How to support your local musicians



Photo by Matt Phipps

Maybe you were at a local bar, drinking local beer, and gnawing on locally-grown appetizers, and you happened to hear a rad local band. Just like you patronize this local eatery, local brewery, and perhaps even local farmers, you want to support this new source of localtainment. But, how?

1 // Show up. It blows my mind to hear people complain they have nothing to do in this city. There are a dozen great bands playing in Tulsa on any given night. Pause that episode of “Real Housewives of Rural Pennsylvania” (actually, someone should make that show), put on some pants, and go support a group of young artists trying earnestly to entertain you.

Just listen to Robby Housh, head honcho for Johnny Badseed and the Rotten Apples: “Bring some friends and enjoy yourself. The more people are enjoying themselves at a show, the more fun the band has.”
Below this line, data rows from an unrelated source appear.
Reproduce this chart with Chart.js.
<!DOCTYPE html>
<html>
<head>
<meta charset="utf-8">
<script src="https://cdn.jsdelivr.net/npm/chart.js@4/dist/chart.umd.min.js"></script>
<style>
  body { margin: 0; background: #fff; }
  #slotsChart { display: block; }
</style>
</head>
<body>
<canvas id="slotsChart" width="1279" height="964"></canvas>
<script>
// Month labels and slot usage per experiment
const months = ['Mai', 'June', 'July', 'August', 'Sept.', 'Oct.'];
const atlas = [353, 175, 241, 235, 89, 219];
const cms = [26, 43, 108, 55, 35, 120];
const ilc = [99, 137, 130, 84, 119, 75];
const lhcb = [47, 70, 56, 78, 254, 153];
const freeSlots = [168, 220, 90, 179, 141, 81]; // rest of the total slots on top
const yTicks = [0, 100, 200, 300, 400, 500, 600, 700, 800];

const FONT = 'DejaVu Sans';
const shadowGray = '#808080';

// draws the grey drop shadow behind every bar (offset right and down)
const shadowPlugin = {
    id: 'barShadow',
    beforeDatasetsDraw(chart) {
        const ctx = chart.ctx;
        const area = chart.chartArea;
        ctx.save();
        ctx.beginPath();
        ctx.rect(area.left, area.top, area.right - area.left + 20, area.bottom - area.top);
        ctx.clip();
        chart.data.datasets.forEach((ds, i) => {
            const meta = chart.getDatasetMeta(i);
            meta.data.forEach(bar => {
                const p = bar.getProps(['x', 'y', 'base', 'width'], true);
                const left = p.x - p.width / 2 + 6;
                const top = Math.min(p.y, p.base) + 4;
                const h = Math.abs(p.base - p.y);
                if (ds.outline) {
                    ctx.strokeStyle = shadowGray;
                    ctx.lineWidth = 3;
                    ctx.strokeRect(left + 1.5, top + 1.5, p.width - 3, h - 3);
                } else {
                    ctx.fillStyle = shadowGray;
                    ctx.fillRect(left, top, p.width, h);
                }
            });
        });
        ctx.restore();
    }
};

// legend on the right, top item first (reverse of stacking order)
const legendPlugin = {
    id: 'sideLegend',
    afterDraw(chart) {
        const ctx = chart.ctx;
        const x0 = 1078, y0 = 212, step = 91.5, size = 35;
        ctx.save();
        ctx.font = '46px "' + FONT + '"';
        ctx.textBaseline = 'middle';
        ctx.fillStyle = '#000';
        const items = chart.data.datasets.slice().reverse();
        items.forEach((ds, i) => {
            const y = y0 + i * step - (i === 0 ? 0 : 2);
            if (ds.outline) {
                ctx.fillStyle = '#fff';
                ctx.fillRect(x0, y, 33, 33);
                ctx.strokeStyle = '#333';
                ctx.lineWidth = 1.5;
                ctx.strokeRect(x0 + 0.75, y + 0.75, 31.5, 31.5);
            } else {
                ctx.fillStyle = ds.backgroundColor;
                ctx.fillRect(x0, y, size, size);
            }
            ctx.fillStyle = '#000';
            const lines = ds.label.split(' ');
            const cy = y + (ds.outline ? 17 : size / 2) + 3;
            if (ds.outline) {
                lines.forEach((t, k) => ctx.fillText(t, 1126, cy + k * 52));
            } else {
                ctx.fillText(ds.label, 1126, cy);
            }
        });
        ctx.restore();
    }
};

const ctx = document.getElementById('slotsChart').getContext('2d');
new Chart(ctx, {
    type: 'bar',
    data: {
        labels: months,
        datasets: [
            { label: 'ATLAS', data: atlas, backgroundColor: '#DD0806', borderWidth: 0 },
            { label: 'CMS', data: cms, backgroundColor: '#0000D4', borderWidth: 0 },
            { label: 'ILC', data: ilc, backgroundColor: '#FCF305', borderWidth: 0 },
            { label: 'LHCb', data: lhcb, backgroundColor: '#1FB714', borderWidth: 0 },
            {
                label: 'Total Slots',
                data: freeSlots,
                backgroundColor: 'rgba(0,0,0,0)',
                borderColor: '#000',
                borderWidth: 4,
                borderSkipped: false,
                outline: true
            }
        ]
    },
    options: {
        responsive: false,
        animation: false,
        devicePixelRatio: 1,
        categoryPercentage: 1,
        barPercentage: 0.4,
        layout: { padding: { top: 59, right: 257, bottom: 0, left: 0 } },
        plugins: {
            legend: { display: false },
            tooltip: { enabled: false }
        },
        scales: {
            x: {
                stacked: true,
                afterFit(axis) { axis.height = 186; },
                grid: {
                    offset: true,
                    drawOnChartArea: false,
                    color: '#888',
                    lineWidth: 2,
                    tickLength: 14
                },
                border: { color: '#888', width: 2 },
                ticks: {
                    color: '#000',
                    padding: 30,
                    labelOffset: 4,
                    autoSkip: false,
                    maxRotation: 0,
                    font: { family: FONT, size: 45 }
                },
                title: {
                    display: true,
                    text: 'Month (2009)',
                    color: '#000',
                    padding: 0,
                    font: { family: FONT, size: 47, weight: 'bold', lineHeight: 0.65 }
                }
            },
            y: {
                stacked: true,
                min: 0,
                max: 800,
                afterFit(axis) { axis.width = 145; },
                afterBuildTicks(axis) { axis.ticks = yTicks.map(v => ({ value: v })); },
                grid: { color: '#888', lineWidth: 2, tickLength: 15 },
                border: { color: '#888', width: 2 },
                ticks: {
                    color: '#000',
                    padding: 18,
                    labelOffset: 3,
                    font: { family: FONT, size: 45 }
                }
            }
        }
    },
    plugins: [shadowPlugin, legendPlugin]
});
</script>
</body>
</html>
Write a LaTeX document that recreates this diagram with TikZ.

2 // Pay the cover charge. I won’t lie, being in a band is a lot of fun. It also takes up a lot of time and a surprising amount of money, so it’s nice when we get to make a little scratch for our trouble. You should feel good knowing that $5 you laid down at the door is going toward stitching up the holes in our pockets.
“A good friend of mine pointed out that the standard cover charge has always been a cool $5 bill for most places,” said Bo Hallford, bass guitar extraordinaire for a number of bands, including Paul Benjaman Band. “Cheap live music is the only thing that hasn’t inflated over the years. A lot of folks will turn away from a bar with a cover charge, only to spend more than $5 on each drink. Pay the cover. What’s $5 buy these days, anyway?”

3 // Drink. If you’re looking for an excuse to go on a Wednesday-night bender (like you need another excuse), I’ll give you two. First, at bars without a cover charge, the band is probably getting paid a cut of the bar (read: 10 percent or less). So, the more you drink, the more we get paid. If you buy drinks for the band, it’s like they get paid twice (hey, I’m a musician, not a mathematician). Second, most bars aren’t in the business of putting on free shows, and the ones that are don’t stay in business very long. The more the bar makes, the happier the owners are, and the more likely your favorite band is to get invited back.
Pro tip: No matter how charming you think you are, you’re a super-obnoxious drunk, so remember to tip your bartender and to designate a driver.

4 // Buy some merch, listen to their music. It doesn’t take a rocket scientist to figure out that listening to your favorite local band’s music is a great way to support them, but have you ever thought about how you listen to their music? Buying a tape, vinyl record, or CD is the best way to get bands the most money up front, but that physical product stops paying us the moment it’s in your hands. Streaming services like Spotify pay out with every listen. So, if you’re at a show, buy a band’s merch – tapes, CDs, shirts, stickers – and when you’re sitting at your desk, listen to them on Spotify.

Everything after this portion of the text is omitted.